Now is there any condition on $A$ or $B$ or $f$ such that $f'(Max(B))\subseteq Max(A)$, $f'$ is injective and $f'$ is open mapping? (Spec(R) is the set of all prime ideals of $R$ and Max(R) is the set of all maximal ideals of $R$)
Let $k$ be an algebraically closed field and let $A$ and $B$ be finitely generated $k$-algebras. Let $f: A \to B$ be a homomorphism. I claim that if $\mathfrak{m} \subseteq B$ is a maximal ideal, then the pre image $\mathfrak{n}=f^{-1}(\mathfrak{m}) \subseteq A$ is a maximal ideal.
To see this, consider the induced map $g: A/\mathfrak{n} \to B/\mathfrak{m}$. Since $\mathfrak{m}$ is a maximal ideal, $B/\mathfrak{m}$ is a finite extension of $k$. But $k$ is algebraically closed so $B/\mathfrak{m}=k$. Hence we have a sequence $k \to A \overset{g}\to k$. But $g$ is injective, so $A \cong k$, from which it follows that $\mathfrak{n}$ is maximal.
In other words, $maxSpec$ constitutes a functor from the category of finitely generated $k$-algebras to the category of locally ringed spaces, provided $k$ is algebraically closed.
If you want the map $f'$ to be injective, one sufficient condition is that $f:A \to B$ should be surjective.

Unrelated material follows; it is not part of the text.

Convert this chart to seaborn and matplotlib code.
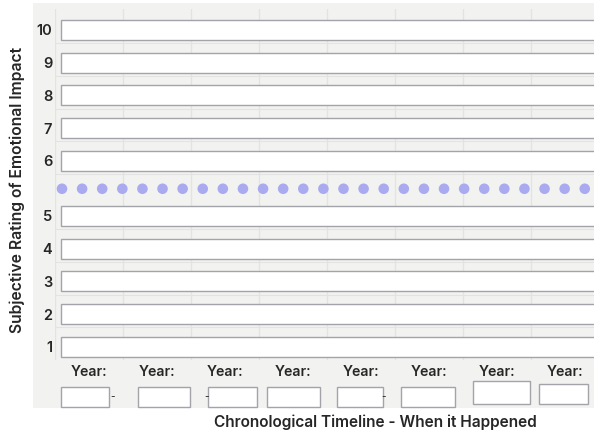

In this case, however, the map $f': maxSpec(B) \to maxSpec(A)$ is a closed embedding, so not open in general.
An example of an open embedding is the map induced by a localization map $p: A \to A_f$. This gives a homeomorphism $p': maxSpec(A_f) \to maxSpec(A)$ onto the distinguished open $D(f)$. However, not all open sets in $maxSpec(A)$ are affine (though they locally are). As an example of when an open set fails to be affine consider the punctured plane $\mathbb{A}^2-\{0\}$.
It is actually quite difficult to find morphisms of (affine) schemes that are topologically open, in general. Usually, the best we can say is that the image of $f'$ is locally closed, i.e. a finite union of intersections of an open set with a closed set (see Chevalley's theorem).